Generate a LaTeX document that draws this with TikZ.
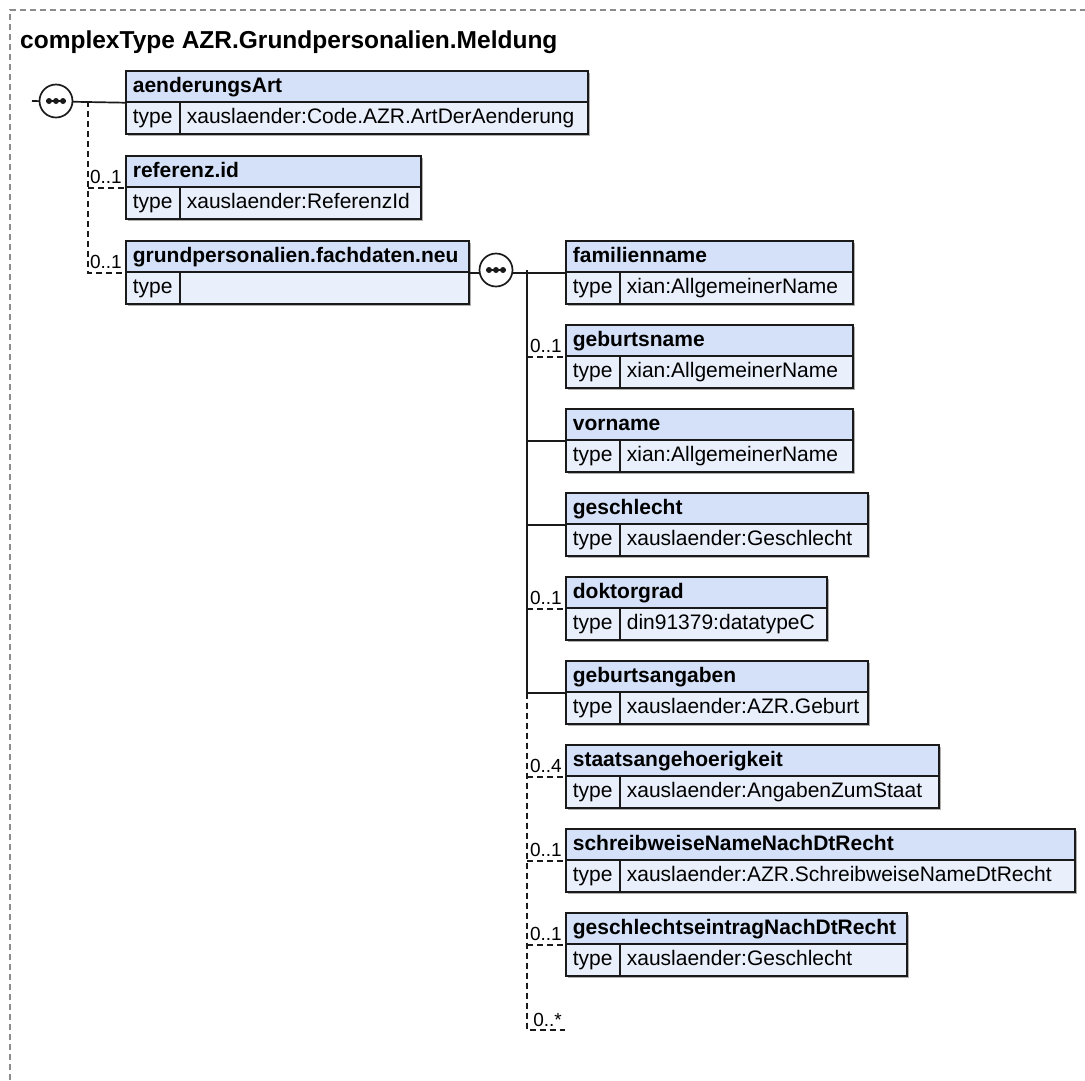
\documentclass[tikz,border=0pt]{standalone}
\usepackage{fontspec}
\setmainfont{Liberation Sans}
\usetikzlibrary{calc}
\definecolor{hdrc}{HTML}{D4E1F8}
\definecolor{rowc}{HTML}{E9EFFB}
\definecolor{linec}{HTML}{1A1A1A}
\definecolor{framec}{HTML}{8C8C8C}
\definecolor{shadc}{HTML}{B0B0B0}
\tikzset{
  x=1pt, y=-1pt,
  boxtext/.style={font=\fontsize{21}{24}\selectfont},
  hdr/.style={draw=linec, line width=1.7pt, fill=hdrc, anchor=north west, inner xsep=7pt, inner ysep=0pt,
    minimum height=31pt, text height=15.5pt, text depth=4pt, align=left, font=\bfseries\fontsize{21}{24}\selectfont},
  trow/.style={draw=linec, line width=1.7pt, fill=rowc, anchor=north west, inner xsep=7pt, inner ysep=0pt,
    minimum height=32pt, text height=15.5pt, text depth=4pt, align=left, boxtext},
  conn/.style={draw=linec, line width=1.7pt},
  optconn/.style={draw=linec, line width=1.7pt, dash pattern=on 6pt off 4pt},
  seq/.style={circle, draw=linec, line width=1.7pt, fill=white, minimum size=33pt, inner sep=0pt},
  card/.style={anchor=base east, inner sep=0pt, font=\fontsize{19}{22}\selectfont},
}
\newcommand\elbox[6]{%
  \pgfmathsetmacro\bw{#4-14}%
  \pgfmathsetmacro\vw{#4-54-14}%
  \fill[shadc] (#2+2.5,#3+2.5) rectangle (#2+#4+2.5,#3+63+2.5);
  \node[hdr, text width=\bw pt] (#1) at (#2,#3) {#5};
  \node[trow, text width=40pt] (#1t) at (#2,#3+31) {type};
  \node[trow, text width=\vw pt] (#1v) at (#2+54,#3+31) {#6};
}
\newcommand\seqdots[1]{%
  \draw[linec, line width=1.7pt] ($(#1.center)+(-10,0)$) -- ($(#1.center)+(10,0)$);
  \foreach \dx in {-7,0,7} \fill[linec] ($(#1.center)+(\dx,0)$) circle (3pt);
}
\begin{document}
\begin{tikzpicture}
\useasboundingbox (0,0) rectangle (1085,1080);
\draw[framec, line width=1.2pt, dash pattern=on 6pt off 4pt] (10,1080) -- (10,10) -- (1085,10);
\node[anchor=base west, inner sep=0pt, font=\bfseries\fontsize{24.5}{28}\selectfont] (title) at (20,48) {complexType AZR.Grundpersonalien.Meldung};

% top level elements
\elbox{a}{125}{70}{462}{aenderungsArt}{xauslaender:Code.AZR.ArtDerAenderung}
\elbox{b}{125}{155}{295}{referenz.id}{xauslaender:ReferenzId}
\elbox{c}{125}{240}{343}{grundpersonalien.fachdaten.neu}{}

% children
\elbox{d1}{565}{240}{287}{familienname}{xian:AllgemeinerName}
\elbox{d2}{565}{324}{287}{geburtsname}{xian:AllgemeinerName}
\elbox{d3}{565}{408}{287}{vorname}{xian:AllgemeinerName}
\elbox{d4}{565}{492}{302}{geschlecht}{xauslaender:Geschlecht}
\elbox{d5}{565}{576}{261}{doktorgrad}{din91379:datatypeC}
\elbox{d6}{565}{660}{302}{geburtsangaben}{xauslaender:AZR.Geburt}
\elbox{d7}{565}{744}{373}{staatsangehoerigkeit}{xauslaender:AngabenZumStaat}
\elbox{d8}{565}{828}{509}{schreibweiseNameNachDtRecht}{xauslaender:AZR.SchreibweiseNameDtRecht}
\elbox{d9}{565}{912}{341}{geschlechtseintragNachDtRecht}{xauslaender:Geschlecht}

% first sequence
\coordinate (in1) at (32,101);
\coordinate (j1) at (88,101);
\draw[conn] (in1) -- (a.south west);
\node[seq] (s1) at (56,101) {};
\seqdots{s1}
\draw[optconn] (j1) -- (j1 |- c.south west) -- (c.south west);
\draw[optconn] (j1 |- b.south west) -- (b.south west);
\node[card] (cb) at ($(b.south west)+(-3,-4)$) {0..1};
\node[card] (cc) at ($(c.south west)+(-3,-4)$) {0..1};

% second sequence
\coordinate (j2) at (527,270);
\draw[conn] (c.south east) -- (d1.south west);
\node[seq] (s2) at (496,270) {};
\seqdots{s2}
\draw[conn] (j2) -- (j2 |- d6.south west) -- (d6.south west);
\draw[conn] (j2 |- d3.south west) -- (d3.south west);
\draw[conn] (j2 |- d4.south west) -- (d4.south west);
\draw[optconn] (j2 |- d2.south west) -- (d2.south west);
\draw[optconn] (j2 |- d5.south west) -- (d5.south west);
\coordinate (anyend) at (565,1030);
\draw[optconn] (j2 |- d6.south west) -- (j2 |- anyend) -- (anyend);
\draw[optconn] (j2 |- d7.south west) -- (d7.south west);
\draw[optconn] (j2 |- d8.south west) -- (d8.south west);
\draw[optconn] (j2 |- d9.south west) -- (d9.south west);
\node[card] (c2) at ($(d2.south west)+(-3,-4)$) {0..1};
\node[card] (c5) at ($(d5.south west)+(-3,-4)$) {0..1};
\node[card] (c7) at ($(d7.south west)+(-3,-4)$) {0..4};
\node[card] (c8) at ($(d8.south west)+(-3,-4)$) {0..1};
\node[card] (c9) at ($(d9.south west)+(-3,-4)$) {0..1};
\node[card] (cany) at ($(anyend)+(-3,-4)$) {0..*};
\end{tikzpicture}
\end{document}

---

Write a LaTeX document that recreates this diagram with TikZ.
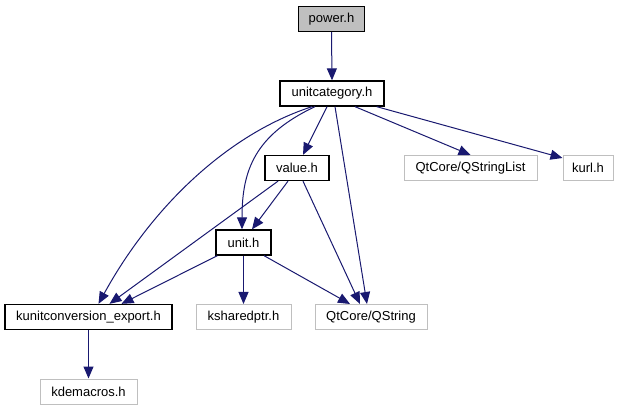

* Given problem: Look for "with" and pull out every line that has it.

* Answer for the task:
Generate a LaTeX document that draws this with TikZ.
Write a LaTeX document that recreates this diagram with TikZ.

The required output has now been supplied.